>> Start
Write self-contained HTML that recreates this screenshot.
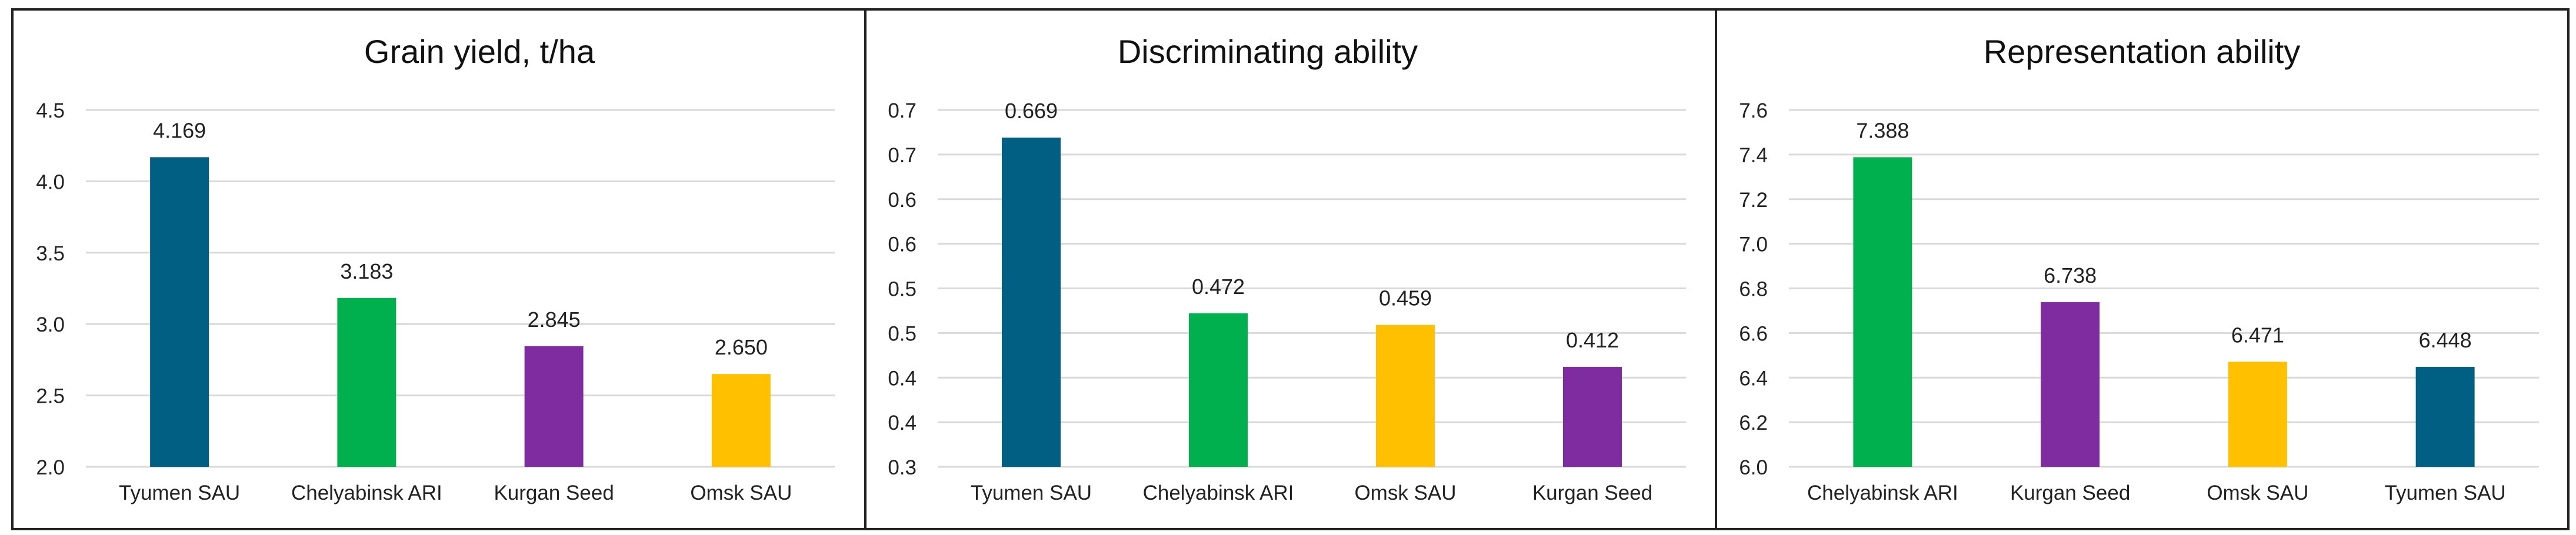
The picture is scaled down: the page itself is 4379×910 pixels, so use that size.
<!DOCTYPE html>
<html><head><meta charset="utf-8"><style>
html,body{margin:0;padding:0;background:#fff;}
svg{display:block;font-family:"Liberation Sans",sans-serif;}
</style></head><body>
<svg id="chart" width="4379" height="910" viewBox="0 0 4379 910">
<rect x="21" y="16" width="4345" height="884" fill="#fff" stroke="#222" stroke-width="4"/>
<line x1="1471" y1="16" x2="1471" y2="900" stroke="#222" stroke-width="4"/>
<line x1="2917" y1="16" x2="2917" y2="900" stroke="#222" stroke-width="4"/>
</svg>
<script>
const COL = {teal:"#005f82", green:"#00b04f", purple:"#7f2ca0", yellow:"#ffc000"};
// Panel 1: Grain yield
const cats1 = ["Tyumen SAU","Chelyabinsk ARI","Kurgan Seed","Omsk SAU"];
const vals1 = [4.169,3.183,2.845,2.650];
const labels1 = ["4.169","3.183","2.845","2.650"];
const colors1 = ["teal","green","purple","yellow"];
const ticks1 = [2.0,2.5,3.0,3.5,4.0,4.5];
const tickLabels1 = ["2.0","2.5","3.0","3.5","4.0","4.5"];
// Panel 2: Discriminating ability
const cats2 = ["Tyumen SAU","Chelyabinsk ARI","Omsk SAU","Kurgan Seed"];
const vals2 = [0.669,0.472,0.459,0.412];
const labels2 = ["0.669","0.472","0.459","0.412"];
const colors2 = ["teal","green","yellow","purple"];
const ticks2 = [0.30,0.35,0.40,0.45,0.50,0.55,0.60,0.65,0.70];
const tickLabels2 = ["0.3","0.4","0.4","0.5","0.5","0.6","0.6","0.7","0.7"];
// Panel 3: Representation ability
const cats3 = ["Chelyabinsk ARI","Kurgan Seed","Omsk SAU","Tyumen SAU"];
const vals3 = [7.388,6.738,6.471,6.448];
const labels3 = ["7.388","6.738","6.471","6.448"];
const colors3 = ["green","purple","yellow","teal"];
const ticks3 = [6.0,6.2,6.4,6.6,6.8,7.0,7.2,7.4,7.6];
const tickLabels3 = ["6.0","6.2","6.4","6.6","6.8","7.0","7.2","7.4","7.6"];

const svg = document.getElementById('chart');
const NS = "http://www.w3.org/2000/svg";
function mk(tag, attrs, text){
  const e = document.createElementNS(NS, tag);
  for (const k in attrs) e.setAttribute(k, attrs[k]);
  if (text !== undefined) e.textContent = text;
  svg.appendChild(e);
  return e;
}
function panel(key, title, titleX, x0, x1, cats, vals, labels, colors, ticks, tickLabels){
  const yTop = 187, yBot = 794;
  const vmin = ticks[0], vmax = ticks[ticks.length-1];
  const y = v => yBot - (v - vmin) / (vmax - vmin) * (yBot - yTop);
  const bw = (x1 - x0) / cats.length;
  const xc = i => x0 + bw * (i + 0.5);
  const t = mk('text', {x:titleX, y:107, 'font-size':56, 'text-anchor':'middle', fill:'#111'}, title);
  
  
  ticks.forEach((v, i) => {
    const g = mk('line', {x1:x0, x2:x1, y1:y(v), y2:y(v), stroke:'#d9d9d9', 'stroke-width':3});
    
    
    const tl = mk('text', {x:x0 - 36, y:y(v) + 13, 'font-size':35, 'text-anchor':'end', fill:'#222'}, tickLabels[i]);
    
    
  });
  cats.forEach((c, i) => {
    const top = y(vals[i]);
    const b = mk('rect', {x:xc(i) - 50, y:top, width:100, height:yBot - top, fill:COL[colors[i]]});
    
    
    const vl = mk('text', {x:xc(i), y:top - 33, 'font-size':36, 'text-anchor':'middle', fill:'#222'}, labels[i]);
    
    
    const cl = mk('text', {x:xc(i), y:850, 'font-size':35, 'text-anchor':'middle', fill:'#222'}, c);
    
    
  });
}
panel('grain-yield', 'Grain yield, t/ha', 815, 146, 1419, cats1, vals1, labels1, colors1, ticks1, tickLabels1);
panel('discriminating', 'Discriminating ability', 2155, 1594, 2866, cats2, vals2, labels2, colors2, ticks2, tickLabels2);
panel('representation', 'Representation ability', 3641, 3041, 4316, cats3, vals3, labels3, colors3, ticks3, tickLabels3);
</script>
</body></html>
>> End
**Problem details**
Make an exact copy of the data above, pictures excluded.

**Output of the exercise**
Write self-contained HTML that recreates this screenshot.
The picture is scaled down: the page itself is 4379×910 pixels, so use that size.
<!DOCTYPE html>
<html><head><meta charset="utf-8"><style>
html,body{margin:0;padding:0;background:#fff;}
svg{display:block;font-family:"Liberation Sans",sans-serif;}
</style></head><body>
<svg id="chart" width="4379" height="910" viewBox="0 0 4379 910">
<rect x="21" y="16" width="4345" height="884" fill="#fff" stroke="#222" stroke-width="4"/>
<line x1="1471" y1="16" x2="1471" y2="900" stroke="#222" stroke-width="4"/>
<line x1="2917" y1="16" x2="2917" y2="900" stroke="#222" stroke-width="4"/>
</svg>
<script>
const COL = {teal:"#005f82", green:"#00b04f", purple:"#7f2ca0", yellow:"#ffc000"};
// Panel 1: Grain yield
const cats1 = ["Tyumen SAU","Chelyabinsk ARI","Kurgan Seed","Omsk SAU"];
const vals1 = [4.169,3.183,2.845,2.650];
const labels1 = ["4.169","3.183","2.845","2.650"];
const colors1 = ["teal","green","purple","yellow"];
const ticks1 = [2.0,2.5,3.0,3.5,4.0,4.5];
const tickLabels1 = ["2.0","2.5","3.0","3.5","4.0","4.5"];
// Panel 2: Discriminating ability
const cats2 = ["Tyumen SAU","Chelyabinsk ARI","Omsk SAU","Kurgan Seed"];
const vals2 = [0.669,0.472,0.459,0.412];
const labels2 = ["0.669","0.472","0.459","0.412"];
const colors2 = ["teal","green","yellow","purple"];
const ticks2 = [0.30,0.35,0.40,0.45,0.50,0.55,0.60,0.65,0.70];
const tickLabels2 = ["0.3","0.4","0.4","0.5","0.5","0.6","0.6","0.7","0.7"];
// Panel 3: Representation ability
const cats3 = ["Chelyabinsk ARI","Kurgan Seed","Omsk SAU","Tyumen SAU"];
const vals3 = [7.388,6.738,6.471,6.448];
const labels3 = ["7.388","6.738","6.471","6.448"];
const colors3 = ["green","purple","yellow","teal"];
const ticks3 = [6.0,6.2,6.4,6.6,6.8,7.0,7.2,7.4,7.6];
const tickLabels3 = ["6.0","6.2","6.4","6.6","6.8","7.0","7.2","7.4","7.6"];

const svg = document.getElementById('chart');
const NS = "http://www.w3.org/2000/svg";
function mk(tag, attrs, text){
  const e = document.createElementNS(NS, tag);
  for (const k in attrs) e.setAttribute(k, attrs[k]);
  if (text !== undefined) e.textContent = text;
  svg.appendChild(e);
  return e;
}
function panel(key, title, titleX, x0, x1, cats, vals, labels, colors, ticks, tickLabels){
  const yTop = 187, yBot = 794;
  const vmin = ticks[0], vmax = ticks[ticks.length-1];
  const y = v => yBot - (v - vmin) / (vmax - vmin) * (yBot - yTop);
  const bw = (x1 - x0) / cats.length;
  const xc = i => x0 + bw * (i + 0.5);
  const t = mk('text', {x:titleX, y:107, 'font-size':56, 'text-anchor':'middle', fill:'#111'}, title);
  
  
  ticks.forEach((v, i) => {
    const g = mk('line', {x1:x0, x2:x1, y1:y(v), y2:y(v), stroke:'#d9d9d9', 'stroke-width':3});
    
    
    const tl = mk('text', {x:x0 - 36, y:y(v) + 13, 'font-size':35, 'text-anchor':'end', fill:'#222'}, tickLabels[i]);
    
    
  });
  cats.forEach((c, i) => {
    const top = y(vals[i]);
    const b = mk('rect', {x:xc(i) - 50, y:top, width:100, height:yBot - top, fill:COL[colors[i]]});
    
    
    const vl = mk('text', {x:xc(i), y:top - 33, 'font-size':36, 'text-anchor':'middle', fill:'#222'}, labels[i]);
    
    
    const cl = mk('text', {x:xc(i), y:850, 'font-size':35, 'text-anchor':'middle', fill:'#222'}, c);
    
    
  });
}
panel('grain-yield', 'Grain yield, t/ha', 815, 146, 1419, cats1, vals1, labels1, colors1, ticks1, tickLabels1);
panel('discriminating', 'Discriminating ability', 2155, 1594, 2866, cats2, vals2, labels2, colors2, ticks2, tickLabels2);
panel('representation', 'Representation ability', 3641, 3041, 4316, cats3, vals3, labels3, colors3, ticks3, tickLabels3);
</script>
</body></html>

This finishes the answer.